**Description of the task**
Everything in the listing below from the line containing "Convert this chart" through the line containing "ax.set_xlim(-0.5, len(years) - 0.5)" should be repeated exactly; leave out every other line.

=== Records for this exercise ===

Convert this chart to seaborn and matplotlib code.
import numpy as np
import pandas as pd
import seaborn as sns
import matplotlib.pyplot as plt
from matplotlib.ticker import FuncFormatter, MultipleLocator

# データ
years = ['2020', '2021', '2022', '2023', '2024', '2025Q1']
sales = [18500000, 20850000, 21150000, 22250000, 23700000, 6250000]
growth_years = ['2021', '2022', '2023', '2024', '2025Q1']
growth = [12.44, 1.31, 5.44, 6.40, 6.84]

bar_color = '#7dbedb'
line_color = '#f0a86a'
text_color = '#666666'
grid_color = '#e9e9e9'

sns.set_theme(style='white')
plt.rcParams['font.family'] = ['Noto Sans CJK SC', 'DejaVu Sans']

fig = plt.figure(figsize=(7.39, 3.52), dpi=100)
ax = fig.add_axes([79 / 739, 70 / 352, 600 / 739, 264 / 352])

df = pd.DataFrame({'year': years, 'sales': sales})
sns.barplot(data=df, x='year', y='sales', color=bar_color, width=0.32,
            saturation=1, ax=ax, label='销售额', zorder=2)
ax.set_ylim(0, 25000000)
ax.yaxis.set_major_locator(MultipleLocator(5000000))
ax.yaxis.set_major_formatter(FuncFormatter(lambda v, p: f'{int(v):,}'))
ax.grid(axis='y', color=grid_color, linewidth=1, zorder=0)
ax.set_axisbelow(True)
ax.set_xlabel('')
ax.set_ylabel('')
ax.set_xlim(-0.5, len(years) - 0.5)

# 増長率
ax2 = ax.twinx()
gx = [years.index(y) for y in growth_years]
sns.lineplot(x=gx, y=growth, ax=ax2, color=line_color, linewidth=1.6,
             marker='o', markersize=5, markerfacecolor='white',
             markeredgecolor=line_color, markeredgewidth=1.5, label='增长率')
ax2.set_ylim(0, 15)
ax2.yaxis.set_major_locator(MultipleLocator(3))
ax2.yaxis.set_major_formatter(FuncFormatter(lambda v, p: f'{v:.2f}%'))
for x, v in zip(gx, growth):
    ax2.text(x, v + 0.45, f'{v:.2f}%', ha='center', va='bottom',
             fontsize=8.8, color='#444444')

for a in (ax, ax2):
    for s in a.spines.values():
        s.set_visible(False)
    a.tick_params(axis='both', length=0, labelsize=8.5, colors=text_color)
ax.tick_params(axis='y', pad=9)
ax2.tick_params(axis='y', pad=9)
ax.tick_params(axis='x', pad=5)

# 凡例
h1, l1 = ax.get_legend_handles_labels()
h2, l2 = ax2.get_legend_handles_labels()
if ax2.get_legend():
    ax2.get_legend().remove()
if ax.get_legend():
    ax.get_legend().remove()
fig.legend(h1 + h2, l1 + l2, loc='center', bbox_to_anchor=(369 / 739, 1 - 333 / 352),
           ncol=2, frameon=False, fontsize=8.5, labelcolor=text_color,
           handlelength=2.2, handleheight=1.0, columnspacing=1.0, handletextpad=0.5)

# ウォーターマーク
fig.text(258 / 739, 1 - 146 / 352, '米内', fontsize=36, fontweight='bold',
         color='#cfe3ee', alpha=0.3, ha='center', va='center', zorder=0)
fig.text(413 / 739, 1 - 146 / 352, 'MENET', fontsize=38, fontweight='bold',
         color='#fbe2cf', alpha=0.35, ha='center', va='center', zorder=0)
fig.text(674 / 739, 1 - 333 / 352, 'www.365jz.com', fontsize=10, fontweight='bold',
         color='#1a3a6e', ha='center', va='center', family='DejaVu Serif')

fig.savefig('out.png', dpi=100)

===
=== Records for this exercise ===

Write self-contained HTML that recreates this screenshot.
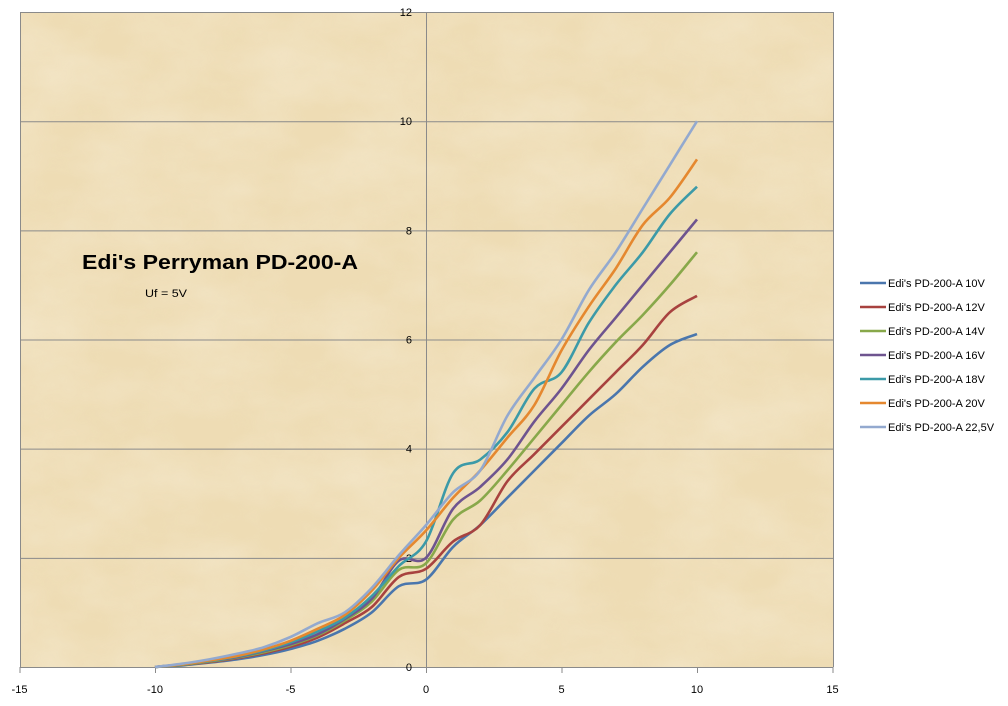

===

**Response below**
Convert this chart to seaborn and matplotlib code.
import numpy as np
import pandas as pd
import seaborn as sns
import matplotlib.pyplot as plt
from matplotlib.ticker import FuncFormatter, MultipleLocator

# データ
years = ['2020', '2021', '2022', '2023', '2024', '2025Q1']
sales = [18500000, 20850000, 21150000, 22250000, 23700000, 6250000]
growth_years = ['2021', '2022', '2023', '2024', '2025Q1']
growth = [12.44, 1.31, 5.44, 6.40, 6.84]

bar_color = '#7dbedb'
line_color = '#f0a86a'
text_color = '#666666'
grid_color = '#e9e9e9'

sns.set_theme(style='white')
plt.rcParams['font.family'] = ['Noto Sans CJK SC', 'DejaVu Sans']

fig = plt.figure(figsize=(7.39, 3.52), dpi=100)
ax = fig.add_axes([79 / 739, 70 / 352, 600 / 739, 264 / 352])

df = pd.DataFrame({'year': years, 'sales': sales})
sns.barplot(data=df, x='year', y='sales', color=bar_color, width=0.32,
            saturation=1, ax=ax, label='销售额', zorder=2)
ax.set_ylim(0, 25000000)
ax.yaxis.set_major_locator(MultipleLocator(5000000))
ax.yaxis.set_major_formatter(FuncFormatter(lambda v, p: f'{int(v):,}'))
ax.grid(axis='y', color=grid_color, linewidth=1, zorder=0)
ax.set_axisbelow(True)
ax.set_xlabel('')
ax.set_ylabel('')
ax.set_xlim(-0.5, len(years) - 0.5)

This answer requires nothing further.